Reeling away, he lunged toward the front of the house. A feeble hand grazed his foot, swiping out sluggishly to stop him. Behind him, Ray slapped the floor and pulled himself in chase, moaning low in agony. The wet smacking and dragging along hardwood became all at once deafening and horrifying.
In the front room, they were all stirring now. Motion from the stairs stopped Gary mid-stride. The bum’s yellow raincoat glowed in the darkness as he jerked his legs down one step at a time, cloudy eyes trained on Gary. Rotten teeth, red stained, worked a chunk of flesh. No arm on one side, the other was a stump jammed ragged in the chewing mouth. With one arm gone – the one in the pot – he’d started gnawing on what he had left.
Suddenly, the noise crashed in on him. How many people were in here? Scuffling from behind him, other rooms, all around him.

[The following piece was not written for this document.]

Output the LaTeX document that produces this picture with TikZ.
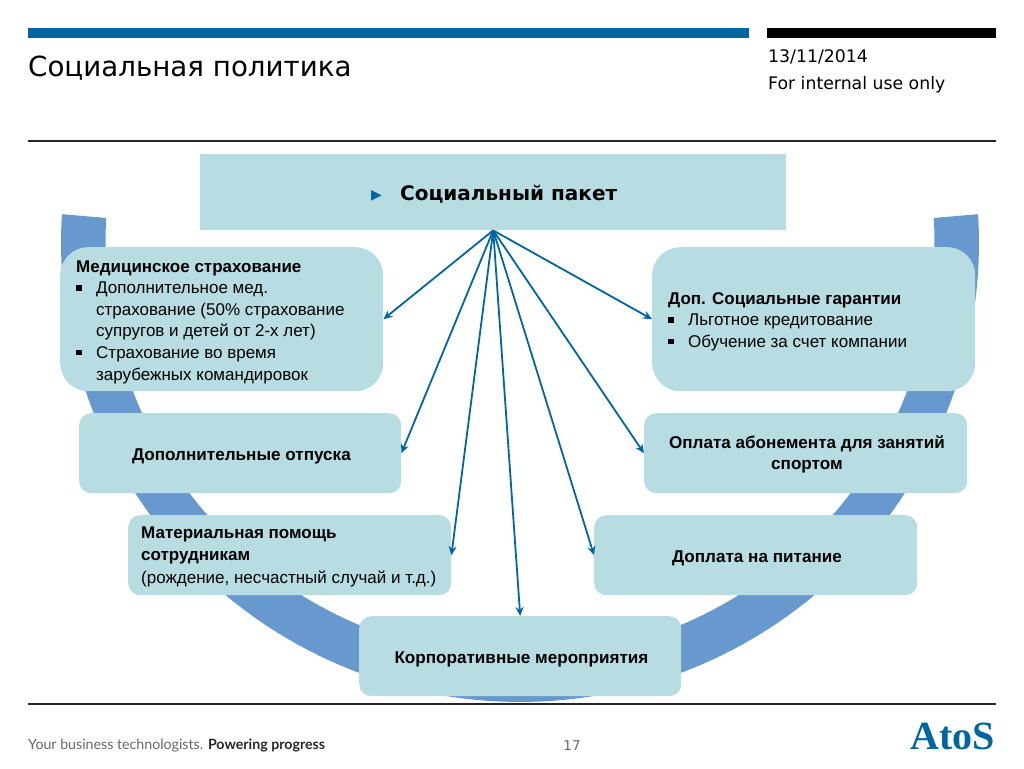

Tottering toward him shirtless, a skinny guy who’d once been fat, his reptile patched skin hanging in slack folds, reached for him, his mouth hanging open. The skinny fat guy growled. Dying air stretched into a soulless moan. The look in his eyes moved Gary backward toward the door. Fading eyes, full of need and hunger. Shooting Crocodile turned their flesh copper rust green and decomposed the muscles eventually, but something else was doing this. It was doing it to all of them, and fast.
The bum near the loading dock with the milky eyes. That arm, Gary thought, something in that arm. Something in the bum. Something was spreading with or without needles.
He needed to get out.
The girl had climbed up, clawing up the wall to steady her neglected legs. Her head wrenched around, an opal iris followed him. Teeth gnashed through her sneer and Gary heard them crack. Again, her jaw snapped open and shut, with the sound of breaking teeth. Her tongue just missed the bear trap of her head darting out to bite at him. The needle jutting from her throat bounced in the air. A filthy needle full of diseased Croc. Her throat had been her favorite place to shoot up, saying that if she swapped holes she would not waste away like Ray. Until now, she had been mostly right. Only small patches of track marks had been turning a dull mint color when Gary had left the house. Now, he could see every vein in her body pulsing with dark blood. Black blood, seconds from seeping through her tissue paper skin.
He ran and they followed, scraping, crawling, and lurching behind him.
Looking both ways fast when he hit the sidewalk he saw more of them lumbering in between parked cars, toward people blithely walking, ignorant of what was happening.
Straight across the road there was a café. People! Weapons!
The street proved miraculously clear for a heartbeat so he bolted across. The café exploded in protest the moment he burst in, people yelling—
“Get the hell out!”
“Who do you think you are?”
—shocked at the sight of the frenzied junkie blasting through the door.
Gary leapt over the counter and pushed past a swinging door into the kitchen.
Drugs forgotten, he scrambled for weapons.